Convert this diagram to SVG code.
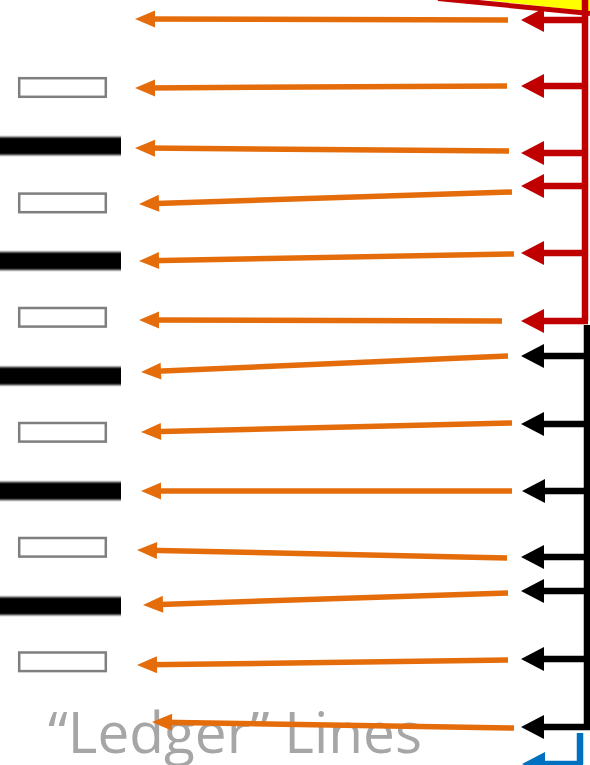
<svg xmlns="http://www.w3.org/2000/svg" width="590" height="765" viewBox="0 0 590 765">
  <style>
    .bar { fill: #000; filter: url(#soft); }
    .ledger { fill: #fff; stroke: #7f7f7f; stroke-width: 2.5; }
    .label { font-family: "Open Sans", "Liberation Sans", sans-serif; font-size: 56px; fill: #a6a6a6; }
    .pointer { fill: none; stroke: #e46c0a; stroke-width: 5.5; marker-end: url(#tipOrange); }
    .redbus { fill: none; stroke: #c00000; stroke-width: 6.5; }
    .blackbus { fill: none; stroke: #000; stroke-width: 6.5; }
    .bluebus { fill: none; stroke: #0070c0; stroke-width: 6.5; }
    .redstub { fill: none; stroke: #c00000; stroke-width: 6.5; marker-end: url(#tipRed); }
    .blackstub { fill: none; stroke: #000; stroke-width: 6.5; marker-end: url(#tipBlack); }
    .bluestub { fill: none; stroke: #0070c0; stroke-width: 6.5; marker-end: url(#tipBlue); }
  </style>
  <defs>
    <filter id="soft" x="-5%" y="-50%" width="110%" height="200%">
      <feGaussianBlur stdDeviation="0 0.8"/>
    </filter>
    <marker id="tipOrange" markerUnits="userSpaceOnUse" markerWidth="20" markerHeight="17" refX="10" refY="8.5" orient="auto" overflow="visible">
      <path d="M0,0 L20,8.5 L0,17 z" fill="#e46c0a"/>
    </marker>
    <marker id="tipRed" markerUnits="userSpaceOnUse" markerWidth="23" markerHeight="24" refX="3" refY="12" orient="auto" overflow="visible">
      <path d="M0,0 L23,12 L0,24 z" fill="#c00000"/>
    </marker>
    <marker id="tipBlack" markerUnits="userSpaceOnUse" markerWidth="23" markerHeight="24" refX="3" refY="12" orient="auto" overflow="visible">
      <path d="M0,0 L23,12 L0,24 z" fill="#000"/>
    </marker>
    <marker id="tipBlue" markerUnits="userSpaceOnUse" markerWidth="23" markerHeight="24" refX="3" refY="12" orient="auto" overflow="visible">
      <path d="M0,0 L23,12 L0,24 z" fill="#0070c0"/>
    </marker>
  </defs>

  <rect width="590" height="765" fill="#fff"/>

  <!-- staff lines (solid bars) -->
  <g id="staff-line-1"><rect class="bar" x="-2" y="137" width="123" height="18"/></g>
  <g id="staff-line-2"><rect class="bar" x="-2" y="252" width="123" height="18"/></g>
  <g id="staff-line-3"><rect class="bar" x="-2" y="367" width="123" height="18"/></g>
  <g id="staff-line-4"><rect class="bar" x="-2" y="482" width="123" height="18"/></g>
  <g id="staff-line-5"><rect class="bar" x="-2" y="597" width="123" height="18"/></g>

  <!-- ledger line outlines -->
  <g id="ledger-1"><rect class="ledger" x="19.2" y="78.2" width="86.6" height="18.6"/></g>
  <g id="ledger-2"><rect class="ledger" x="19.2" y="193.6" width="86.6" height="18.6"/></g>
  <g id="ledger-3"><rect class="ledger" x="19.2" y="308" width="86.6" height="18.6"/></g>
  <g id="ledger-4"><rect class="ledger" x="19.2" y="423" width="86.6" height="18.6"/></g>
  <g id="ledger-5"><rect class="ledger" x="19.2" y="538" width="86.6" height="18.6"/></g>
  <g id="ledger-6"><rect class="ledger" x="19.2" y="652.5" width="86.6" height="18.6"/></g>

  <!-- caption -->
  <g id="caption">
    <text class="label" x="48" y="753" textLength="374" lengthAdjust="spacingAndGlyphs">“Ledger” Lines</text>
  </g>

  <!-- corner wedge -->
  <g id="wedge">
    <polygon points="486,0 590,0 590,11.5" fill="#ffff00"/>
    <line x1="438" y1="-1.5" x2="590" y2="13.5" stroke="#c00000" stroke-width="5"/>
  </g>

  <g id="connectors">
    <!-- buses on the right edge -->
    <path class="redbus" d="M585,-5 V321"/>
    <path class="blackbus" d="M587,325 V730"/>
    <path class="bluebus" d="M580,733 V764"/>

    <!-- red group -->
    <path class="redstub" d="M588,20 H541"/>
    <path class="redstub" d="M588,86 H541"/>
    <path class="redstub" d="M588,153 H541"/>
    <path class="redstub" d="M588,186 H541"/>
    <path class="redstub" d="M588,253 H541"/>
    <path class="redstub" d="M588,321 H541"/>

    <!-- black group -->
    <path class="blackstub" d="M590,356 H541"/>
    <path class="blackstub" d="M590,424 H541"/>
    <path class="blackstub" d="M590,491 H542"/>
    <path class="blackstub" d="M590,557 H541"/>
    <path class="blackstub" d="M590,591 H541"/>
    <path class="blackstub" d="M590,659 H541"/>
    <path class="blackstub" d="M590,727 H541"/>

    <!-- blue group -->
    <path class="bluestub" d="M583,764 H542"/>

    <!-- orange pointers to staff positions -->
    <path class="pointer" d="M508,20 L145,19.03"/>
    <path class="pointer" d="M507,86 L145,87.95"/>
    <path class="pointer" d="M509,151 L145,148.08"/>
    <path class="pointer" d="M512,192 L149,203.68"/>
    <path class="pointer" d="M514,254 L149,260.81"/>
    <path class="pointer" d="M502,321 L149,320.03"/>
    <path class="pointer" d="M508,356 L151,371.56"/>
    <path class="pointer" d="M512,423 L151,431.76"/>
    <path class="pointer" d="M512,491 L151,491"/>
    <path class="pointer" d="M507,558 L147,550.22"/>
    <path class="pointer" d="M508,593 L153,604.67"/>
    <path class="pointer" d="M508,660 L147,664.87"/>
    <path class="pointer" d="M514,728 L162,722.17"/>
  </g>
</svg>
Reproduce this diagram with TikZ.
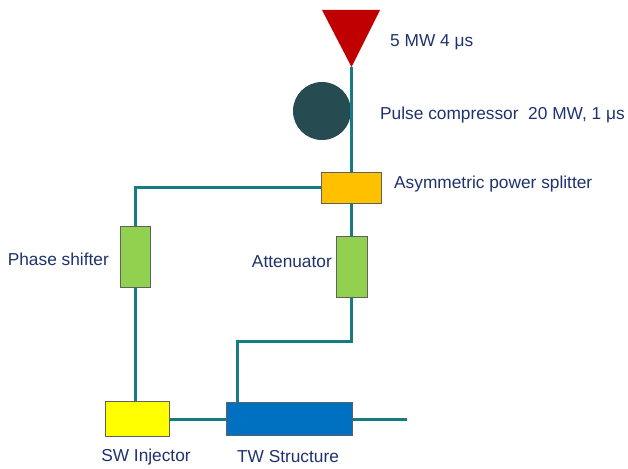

============

PROBLEM STATEMENT » Your task is to set down the records shown above exactly, minus any pictures.

THE SOLUTION »
Convert this diagram to SVG code.
<svg xmlns="http://www.w3.org/2000/svg" width="590" height="765" viewBox="0 0 590 765">
  <style>
    .bar { fill: #000; filter: url(#soft); }
    .ledger { fill: #fff; stroke: #7f7f7f; stroke-width: 2.5; }
    .label { font-family: "Open Sans", "Liberation Sans", sans-serif; font-size: 56px; fill: #a6a6a6; }
    .pointer { fill: none; stroke: #e46c0a; stroke-width: 5.5; marker-end: url(#tipOrange); }
    .redbus { fill: none; stroke: #c00000; stroke-width: 6.5; }
    .blackbus { fill: none; stroke: #000; stroke-width: 6.5; }
    .bluebus { fill: none; stroke: #0070c0; stroke-width: 6.5; }
    .redstub { fill: none; stroke: #c00000; stroke-width: 6.5; marker-end: url(#tipRed); }
    .blackstub { fill: none; stroke: #000; stroke-width: 6.5; marker-end: url(#tipBlack); }
    .bluestub { fill: none; stroke: #0070c0; stroke-width: 6.5; marker-end: url(#tipBlue); }
  </style>
  <defs>
    <filter id="soft" x="-5%" y="-50%" width="110%" height="200%">
      <feGaussianBlur stdDeviation="0 0.8"/>
    </filter>
    <marker id="tipOrange" markerUnits="userSpaceOnUse" markerWidth="20" markerHeight="17" refX="10" refY="8.5" orient="auto" overflow="visible">
      <path d="M0,0 L20,8.5 L0,17 z" fill="#e46c0a"/>
    </marker>
    <marker id="tipRed" markerUnits="userSpaceOnUse" markerWidth="23" markerHeight="24" refX="3" refY="12" orient="auto" overflow="visible">
      <path d="M0,0 L23,12 L0,24 z" fill="#c00000"/>
    </marker>
    <marker id="tipBlack" markerUnits="userSpaceOnUse" markerWidth="23" markerHeight="24" refX="3" refY="12" orient="auto" overflow="visible">
      <path d="M0,0 L23,12 L0,24 z" fill="#000"/>
    </marker>
    <marker id="tipBlue" markerUnits="userSpaceOnUse" markerWidth="23" markerHeight="24" refX="3" refY="12" orient="auto" overflow="visible">
      <path d="M0,0 L23,12 L0,24 z" fill="#0070c0"/>
    </marker>
  </defs>

  <rect width="590" height="765" fill="#fff"/>

  <!-- staff lines (solid bars) -->
  <g id="staff-line-1"><rect class="bar" x="-2" y="137" width="123" height="18"/></g>
  <g id="staff-line-2"><rect class="bar" x="-2" y="252" width="123" height="18"/></g>
  <g id="staff-line-3"><rect class="bar" x="-2" y="367" width="123" height="18"/></g>
  <g id="staff-line-4"><rect class="bar" x="-2" y="482" width="123" height="18"/></g>
  <g id="staff-line-5"><rect class="bar" x="-2" y="597" width="123" height="18"/></g>

  <!-- ledger line outlines -->
  <g id="ledger-1"><rect class="ledger" x="19.2" y="78.2" width="86.6" height="18.6"/></g>
  <g id="ledger-2"><rect class="ledger" x="19.2" y="193.6" width="86.6" height="18.6"/></g>
  <g id="ledger-3"><rect class="ledger" x="19.2" y="308" width="86.6" height="18.6"/></g>
  <g id="ledger-4"><rect class="ledger" x="19.2" y="423" width="86.6" height="18.6"/></g>
  <g id="ledger-5"><rect class="ledger" x="19.2" y="538" width="86.6" height="18.6"/></g>
  <g id="ledger-6"><rect class="ledger" x="19.2" y="652.5" width="86.6" height="18.6"/></g>

  <!-- caption -->
  <g id="caption">
    <text class="label" x="48" y="753" textLength="374" lengthAdjust="spacingAndGlyphs">“Ledger” Lines</text>
  </g>

  <!-- corner wedge -->
  <g id="wedge">
    <polygon points="486,0 590,0 590,11.5" fill="#ffff00"/>
    <line x1="438" y1="-1.5" x2="590" y2="13.5" stroke="#c00000" stroke-width="5"/>
  </g>

  <g id="connectors">
    <!-- buses on the right edge -->
    <path class="redbus" d="M585,-5 V321"/>
    <path class="blackbus" d="M587,325 V730"/>
    <path class="bluebus" d="M580,733 V764"/>

    <!-- red group -->
    <path class="redstub" d="M588,20 H541"/>
    <path class="redstub" d="M588,86 H541"/>
    <path class="redstub" d="M588,153 H541"/>
    <path class="redstub" d="M588,186 H541"/>
    <path class="redstub" d="M588,253 H541"/>
    <path class="redstub" d="M588,321 H541"/>

    <!-- black group -->
    <path class="blackstub" d="M590,356 H541"/>
    <path class="blackstub" d="M590,424 H541"/>
    <path class="blackstub" d="M590,491 H542"/>
    <path class="blackstub" d="M590,557 H541"/>
    <path class="blackstub" d="M590,591 H541"/>
    <path class="blackstub" d="M590,659 H541"/>
    <path class="blackstub" d="M590,727 H541"/>

    <!-- blue group -->
    <path class="bluestub" d="M583,764 H542"/>

    <!-- orange pointers to staff positions -->
    <path class="pointer" d="M508,20 L145,19.03"/>
    <path class="pointer" d="M507,86 L145,87.95"/>
    <path class="pointer" d="M509,151 L145,148.08"/>
    <path class="pointer" d="M512,192 L149,203.68"/>
    <path class="pointer" d="M514,254 L149,260.81"/>
    <path class="pointer" d="M502,321 L149,320.03"/>
    <path class="pointer" d="M508,356 L151,371.56"/>
    <path class="pointer" d="M512,423 L151,431.76"/>
    <path class="pointer" d="M512,491 L151,491"/>
    <path class="pointer" d="M507,558 L147,550.22"/>
    <path class="pointer" d="M508,593 L153,604.67"/>
    <path class="pointer" d="M508,660 L147,664.87"/>
    <path class="pointer" d="M514,728 L162,722.17"/>
  </g>
</svg>
Reproduce this diagram with TikZ.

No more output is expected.